» THE REQUEST: In the listing below, find every line with the string "this" and pull it out.

» TASK INPUT:
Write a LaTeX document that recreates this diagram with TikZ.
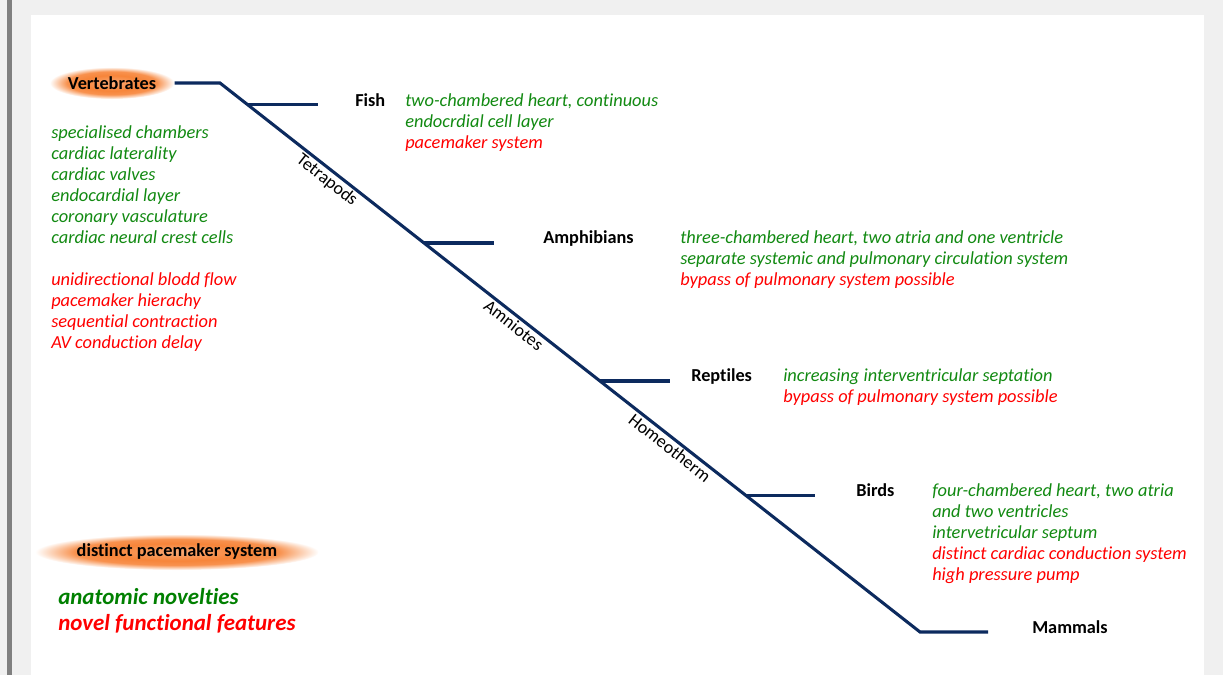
\documentclass[tikz,border=0pt]{standalone}
\usepackage{fontspec}
\setmainfont{Carlito}[Ligatures=NoCommon]
\usetikzlibrary{positioning,calc,shapes.geometric}
\definecolor{navy}{HTML}{0C2A5E}
\definecolor{leaf}{HTML}{128A12}
\definecolor{fred}{HTML}{FF0000}
\definecolor{glow}{HTML}{F7853A}
\pgfdeclareradialshading{glowshade}{\pgfpoint{0cm}{0cm}}{color(0bp)=(glow!70!white); color(12bp)=(glow); color(18bp)=(glow!90!white); color(25bp)=(white); color(50bp)=(white)}

\begin{document}
\begin{tikzpicture}[x=0.75pt, y=-0.75pt,
    branch/.style={line width=2.3pt, navy},
    taxon/.style={font=\fontsize{13.7}{15.75}\selectfont\bfseries, inner sep=0pt, anchor=base west},
    clade/.style={font=\fontsize{13.5}{15.75}\selectfont, sloped, below, inner sep=2pt},
    trait/.style={font=\fontsize{13.8}{15.75}\selectfont\itshape, text=leaf,
                  align=left, anchor=north west, inner sep=0pt},
    halo/.style={ellipse, shade, shading=glowshade, inner sep=0pt,
                 font=\fontsize{13.7}{15.75}\selectfont\bfseries}]
  \useasboundingbox (0,0) rectangle (1223,675);
  \fill[black!6] (0,0) rectangle (1223,675);
  \fill[white] (31,15) rectangle (1204,675);
  \fill[black!50] (7,0) rectangle (12,675);

  \node[halo, minimum width=93pt, minimum height=24pt] (vert) at (112,83) {Vertebrates};
  \node[halo, minimum width=196pt, minimum height=27pt] (pace) at (177,552) {distinct pacemaker system};

  \coordinate (root) at (220,83);
  \coordinate (mbase) at (920,632);
  \coordinate (mend) at (988,632);
  \draw[branch] (vert) -- (root) -- (mbase) -- (mend);
  \path (root) -- (mbase) coordinate[pos=0.040] (fishfork) coordinate[pos=0.2914] (amphfork)
        coordinate[pos=0.5428] (reptfork) coordinate[pos=0.7505] (birdfork);
  \foreach \f in {fish,amph,rept,bird}
    \draw[branch] (\f fork) -- ++(70,0) coordinate (\f tip);

  \path (root) -- (mbase) node[clade, pos=0.162] (tetra) {Tetrapods}
        node[clade, pos=0.428] (amnio) {Amniotes}
        node[clade, pos=0.651] (homeo) {Homeotherm};

  \node[taxon] (fish) at (355,106) {Fish};
  \node[taxon] (amph) at (543,243) {Amphibians};
  \node[taxon] (rept) at (691,381) {Reptiles};
  \node[taxon] (bird) at (856,496) {Birds};
  \node[taxon] (mamm) at (1032,633) {Mammals};

  \node[trait] (verttr) at (51,125) {specialised chambers\\ cardiac laterality\\ cardiac valves\\
    endocardial layer\\ coronary vasculature\\ cardiac neural crest cells\\[15.75pt]
    \textcolor{fred}{unidirectional blodd flow}\\ \textcolor{fred}{pacemaker hierachy}\\
    \textcolor{fred}{sequential contraction}\\ \textcolor{fred}{AV conduction delay}};
  \node[trait] (fishtr) at (405,93) {two-chambered heart, continuous\\ endocrdial cell layer\\
    \textcolor{fred}{pacemaker system}};
  \node[trait] (amphtr) at (680,230) {three-chambered heart, two atria and one ventricle\\
    separate systemic and pulmonary circulation system\\
    \textcolor{fred}{bypass of pulmonary system possible}};
  \node[trait] (repttr) at (783,368) {increasing interventricular septation\\
    \textcolor{fred}{bypass of pulmonary system possible}};
  \node[trait] (birdtr) at (932,483) {four-chambered heart, two atria\\ and two ventricles\\
    intervetricular septum\\ \textcolor{fred}{distinct cardiac conduction system}\\
    \textcolor{fred}{high pressure pump}};

  \node[trait, font=\fontsize{17.2}{19.5}\selectfont\bfseries\itshape, text=green!50!black]
    (legend) at (58,588) {anatomic novelties\\ \textcolor{fred}{novel functional features}};
\end{tikzpicture}
\end{document}
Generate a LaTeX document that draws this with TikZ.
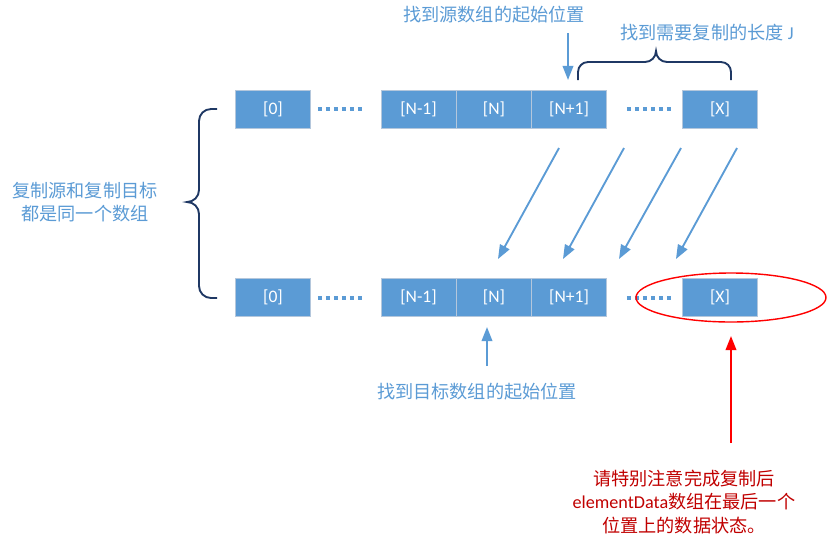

» RESULT OF THE TASK:
Write a LaTeX document that recreates this diagram with TikZ.
Generate a LaTeX document that draws this with TikZ.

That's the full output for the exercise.